By David Ljunggren
OTTAWA (Reuters) – Search teams using dogs started looking for people whose cars may have been buried in landslides across the Canadian province of British Columbia on Tuesday, as the country’s two biggest railways reported serious damage to their networks.
The storms, which started on Sunday, wrecked roads in the Pacific province, forced an oil pipeline to close and limited land access to Vancouver, the largest city.
Canadian Pacific Rail said it was shutting down its Vancouver main line because of the flooding, while Canadian National Railway said it experienced mudslides and washouts in southern British Columbia.
Some areas received eight inches (200 mm) of rain on Sunday, the amount that usually falls in a month.
Rescuers equipped with diggers and dogs will start dismantling large mounds of debris that have choked highways.
“If a bit of machinery contacts a vehicle or the dogs indicate a person, that’s when we stop and … dig by hand until we find what they were indicating, to confirm whether it’s a live victim or if it’s a recovery,” Captain John Gormick of Vancouver’s heavy urban search and rescue team told the Canadian Broadcasting Corp.
Police in Abbotsford, some 70 km (40 miles) southeast of Vancouver, on Tuesday ordered the evacuation of parts of the city.

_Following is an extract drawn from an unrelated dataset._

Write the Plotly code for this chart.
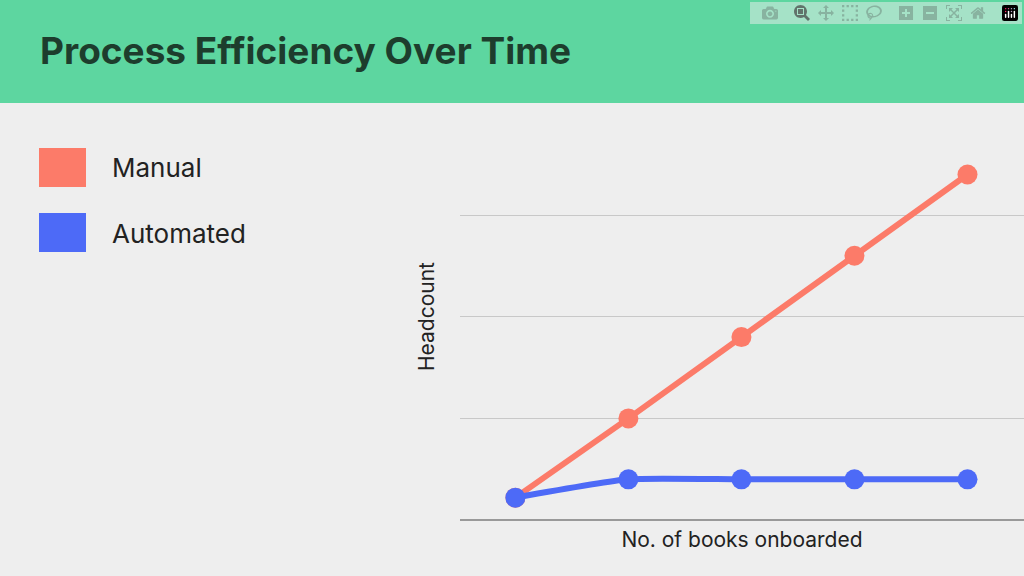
import plotly.graph_objects as go

x_vals = [0, 1, 2, 3, 4]
manual = [0.22, 1.0, 1.8, 2.6, 3.4]
automated = [0.22, 0.4, 0.4, 0.4, 0.4]
series_names = ["Manual", "Automated"]
colors = ["#fc7b69", "#4d6af7"]

L, R, T, B = 460, 0, 113, 56
W, H = 1024, 576
pw, ph = W - L - R, H - T - B
def px(x): return (x - L) / pw
def py(y): return (H - B - y) / ph

fig = go.Figure()
for name, ys, c, shp in [(series_names[0], manual, colors[0], "linear"), (series_names[1], automated, colors[1], "spline")]:
    fig.add_trace(go.Scatter(x=x_vals, y=ys, mode="lines+markers", name=name,
                             line=dict(color=c, width=6, shape=shp, smoothing=0.5),
                             marker=dict(color=c, size=20), showlegend=False, cliponaxis=False))

shapes = [
    dict(type="rect", xref="paper", yref="paper", x0=px(0), x1=px(W), y0=py(103), y1=py(0),
         fillcolor="#5dd6a0", line=dict(width=0), layer="below"),
]
annotations = [
    dict(text="<b>Process Efficiency Over Time</b>", xref="paper", yref="paper", x=px(38), y=py(50),
         xanchor="left", yanchor="middle", showarrow=False,
         font=dict(family="Inter", size=37, color="#1d3d2d")),
]
for i, (n, c) in enumerate(zip(series_names, colors)):
    top = 148 + i * 65
    shapes.append(dict(type="rect", xref="paper", yref="paper", x0=px(39), x1=px(86), y0=py(top + 39), y1=py(top),
                       fillcolor=c, line=dict(width=0)))
    annotations.append(dict(text=n, xref="paper", yref="paper", x=px(110), y=py(top + 20),
                            xanchor="left", yanchor="middle", showarrow=False,
                            font=dict(family="Inter", size=26, color="#222222")))

fig.update_layout(
    width=W, height=H, margin=dict(l=L, r=R, t=T, b=B),
    paper_bgcolor="#eeeeee", plot_bgcolor="#eeeeee",
    shapes=shapes, annotations=annotations,
    xaxis=dict(range=[-0.49, 4.5], showgrid=False, showticklabels=False, zeroline=False,
               title=dict(text="No. of books onboarded", standoff=12, font=dict(family="Inter", size=21, color="#222222"))),
    yaxis=dict(range=[0, 4.005], tickvals=[1, 2, 3, 4], showgrid=True, gridcolor="#c8c8c8", gridwidth=1, showticklabels=False,
               zeroline=True, zerolinecolor="#999999", zerolinewidth=1.5,
               title=dict(text="Headcount", standoff=18, font=dict(family="Inter", size=21, color="#222222"))),
)
fig.write_html("out.html", post_script="document.body.style.margin='0';document.body.style.background='#eeeeee';")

Authorities in Merritt, some 200 km (120 miles) northeast of Vancouver, ordered all 8,000 citizens to leave on Monday as river waters rose quickly, but some are trapped in their homes, city spokesman Greg Lowis told the CBC.
“We are not confident about the structural integrity of any of our bridges,” he said.
The landslides and floods come less than six months after a wildfires gutted an entire town, as temperatures in the province soared during a record-breaking heat dome.
Helicopters carried out multiple missions on Monday to rescue hundreds of people trapped in their vehicles when mudslides cut off a highway near the mountain town of Agassiz, about 120km (75 miles) east of Vancouver.
The storms forced the closure of the Trans Mountain pipeline, which takes crude oil from Alberta to the Pacific Coast. The line has a capacity of 300,000 barrels per day.